The following note, by Mr. Yarrell, is significant of a process of reasoning derived from observations of the course of nature, such as would do no discredit to a higher race of creatures:—

A harbour of great extent on our northern coast has an island near the middle of considerable size, the nearest point of which is a mile distant from the mainland at high water, and with which point there is frequent communication by a ferry. Early one morning in spring two hares were observed to come down from the hills of the mainland towards the sea-side; one of which from time to time left its companion, and proceeding to the very edge of the water, stopped there a minute or two, and then returned to its mate. The tide was rising, and after waiting some time, one of them, exactly at high water, took to the sea, and swam rapidly over, in a straight line, to the opposite projecting point of land.

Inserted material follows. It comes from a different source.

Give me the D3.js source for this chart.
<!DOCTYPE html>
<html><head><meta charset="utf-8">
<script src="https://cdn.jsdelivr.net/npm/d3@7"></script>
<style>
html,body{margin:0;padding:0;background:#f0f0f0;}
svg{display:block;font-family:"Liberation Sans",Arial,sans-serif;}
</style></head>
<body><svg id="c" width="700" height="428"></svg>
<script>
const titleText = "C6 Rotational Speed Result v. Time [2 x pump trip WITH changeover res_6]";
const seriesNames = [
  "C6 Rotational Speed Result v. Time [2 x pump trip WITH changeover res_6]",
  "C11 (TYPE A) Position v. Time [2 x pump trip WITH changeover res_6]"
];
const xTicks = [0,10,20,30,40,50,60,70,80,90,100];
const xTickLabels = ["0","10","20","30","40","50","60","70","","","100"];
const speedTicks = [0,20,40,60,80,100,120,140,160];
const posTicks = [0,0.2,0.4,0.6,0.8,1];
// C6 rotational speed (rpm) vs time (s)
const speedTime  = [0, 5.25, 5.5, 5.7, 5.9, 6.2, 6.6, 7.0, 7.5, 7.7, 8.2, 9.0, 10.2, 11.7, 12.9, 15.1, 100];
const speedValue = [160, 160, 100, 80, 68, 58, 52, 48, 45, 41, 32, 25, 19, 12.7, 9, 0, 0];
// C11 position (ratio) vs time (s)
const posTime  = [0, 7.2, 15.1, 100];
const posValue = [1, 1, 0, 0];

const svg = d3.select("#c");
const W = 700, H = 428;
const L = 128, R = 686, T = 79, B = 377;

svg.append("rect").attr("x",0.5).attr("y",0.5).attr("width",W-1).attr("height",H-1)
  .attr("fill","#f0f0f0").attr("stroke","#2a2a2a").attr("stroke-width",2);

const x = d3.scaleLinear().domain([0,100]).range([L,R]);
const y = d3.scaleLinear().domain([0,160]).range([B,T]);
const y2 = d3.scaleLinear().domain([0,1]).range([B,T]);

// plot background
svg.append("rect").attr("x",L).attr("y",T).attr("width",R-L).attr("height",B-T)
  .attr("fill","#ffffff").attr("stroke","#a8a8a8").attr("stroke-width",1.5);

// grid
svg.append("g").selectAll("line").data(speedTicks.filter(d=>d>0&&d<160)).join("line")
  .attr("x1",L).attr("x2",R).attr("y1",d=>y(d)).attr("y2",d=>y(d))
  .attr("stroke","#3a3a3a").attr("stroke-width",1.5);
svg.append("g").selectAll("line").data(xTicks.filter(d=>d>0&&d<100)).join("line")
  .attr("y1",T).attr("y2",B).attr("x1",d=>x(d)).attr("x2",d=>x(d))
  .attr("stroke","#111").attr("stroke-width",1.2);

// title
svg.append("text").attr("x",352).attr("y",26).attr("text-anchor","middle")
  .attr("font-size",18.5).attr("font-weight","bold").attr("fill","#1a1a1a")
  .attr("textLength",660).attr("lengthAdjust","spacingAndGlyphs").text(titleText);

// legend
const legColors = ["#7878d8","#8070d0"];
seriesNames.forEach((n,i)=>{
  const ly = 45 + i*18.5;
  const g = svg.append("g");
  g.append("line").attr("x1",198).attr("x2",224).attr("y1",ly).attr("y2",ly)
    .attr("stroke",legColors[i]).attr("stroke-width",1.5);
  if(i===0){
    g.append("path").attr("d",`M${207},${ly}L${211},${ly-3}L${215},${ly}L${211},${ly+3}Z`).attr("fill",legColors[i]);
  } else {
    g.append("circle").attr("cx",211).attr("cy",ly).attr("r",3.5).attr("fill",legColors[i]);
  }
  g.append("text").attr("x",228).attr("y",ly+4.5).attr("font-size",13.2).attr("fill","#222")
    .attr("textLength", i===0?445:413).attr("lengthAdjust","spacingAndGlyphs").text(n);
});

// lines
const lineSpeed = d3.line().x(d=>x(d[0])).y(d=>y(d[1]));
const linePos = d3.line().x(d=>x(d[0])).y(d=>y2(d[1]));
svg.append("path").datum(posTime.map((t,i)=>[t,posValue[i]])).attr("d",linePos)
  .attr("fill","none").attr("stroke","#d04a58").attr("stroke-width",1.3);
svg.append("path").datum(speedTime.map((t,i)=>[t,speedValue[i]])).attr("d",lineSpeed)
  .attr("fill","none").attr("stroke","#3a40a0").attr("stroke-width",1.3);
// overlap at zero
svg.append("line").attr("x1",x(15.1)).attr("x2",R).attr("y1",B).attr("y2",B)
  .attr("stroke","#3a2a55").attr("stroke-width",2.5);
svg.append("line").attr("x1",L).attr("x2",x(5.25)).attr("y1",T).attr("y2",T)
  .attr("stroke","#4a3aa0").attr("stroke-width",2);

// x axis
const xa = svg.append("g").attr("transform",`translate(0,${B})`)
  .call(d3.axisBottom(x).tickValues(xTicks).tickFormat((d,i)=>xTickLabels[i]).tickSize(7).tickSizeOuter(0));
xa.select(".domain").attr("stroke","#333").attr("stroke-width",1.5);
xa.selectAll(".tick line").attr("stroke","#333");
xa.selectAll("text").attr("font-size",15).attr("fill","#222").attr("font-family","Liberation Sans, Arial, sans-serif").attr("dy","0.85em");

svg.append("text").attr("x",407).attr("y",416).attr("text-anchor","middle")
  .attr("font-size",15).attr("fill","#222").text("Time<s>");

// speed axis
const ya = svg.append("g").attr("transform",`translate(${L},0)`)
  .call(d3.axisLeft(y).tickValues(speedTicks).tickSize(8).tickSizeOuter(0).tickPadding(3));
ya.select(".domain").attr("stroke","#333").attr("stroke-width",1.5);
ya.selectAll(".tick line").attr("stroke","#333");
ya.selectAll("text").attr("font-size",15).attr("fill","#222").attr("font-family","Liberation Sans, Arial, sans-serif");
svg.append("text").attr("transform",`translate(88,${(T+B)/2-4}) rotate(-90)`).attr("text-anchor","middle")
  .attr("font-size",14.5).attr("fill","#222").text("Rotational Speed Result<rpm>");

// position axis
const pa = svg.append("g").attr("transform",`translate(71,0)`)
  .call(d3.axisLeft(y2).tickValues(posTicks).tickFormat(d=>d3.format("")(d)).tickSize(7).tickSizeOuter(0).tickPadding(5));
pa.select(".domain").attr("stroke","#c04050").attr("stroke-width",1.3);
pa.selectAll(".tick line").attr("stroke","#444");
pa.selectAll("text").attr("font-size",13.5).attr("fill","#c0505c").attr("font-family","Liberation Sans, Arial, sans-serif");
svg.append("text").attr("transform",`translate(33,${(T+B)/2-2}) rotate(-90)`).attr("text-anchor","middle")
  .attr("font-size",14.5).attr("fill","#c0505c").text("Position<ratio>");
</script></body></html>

The observer on this occasion, who was near the spot, but remained unperceived by the hares, had no doubt they were of different sexes, and that it was the male (like another Leander) which swam across the water, as he had probably done many times before. It was remarkable that the hares had remained on the shore nearly half an hour; one of them occasionally examining, as it would seem, the state of the current, and ultimately taking to the sea at that precise period of the tide called slackwater, when the passage across could be effected without being carried by the force of the stream either above or below the desired point of landing. The other hare then cantered back to the hills. (Loudoun's 'Magazine of Natural History,' vol. v., p. 99.)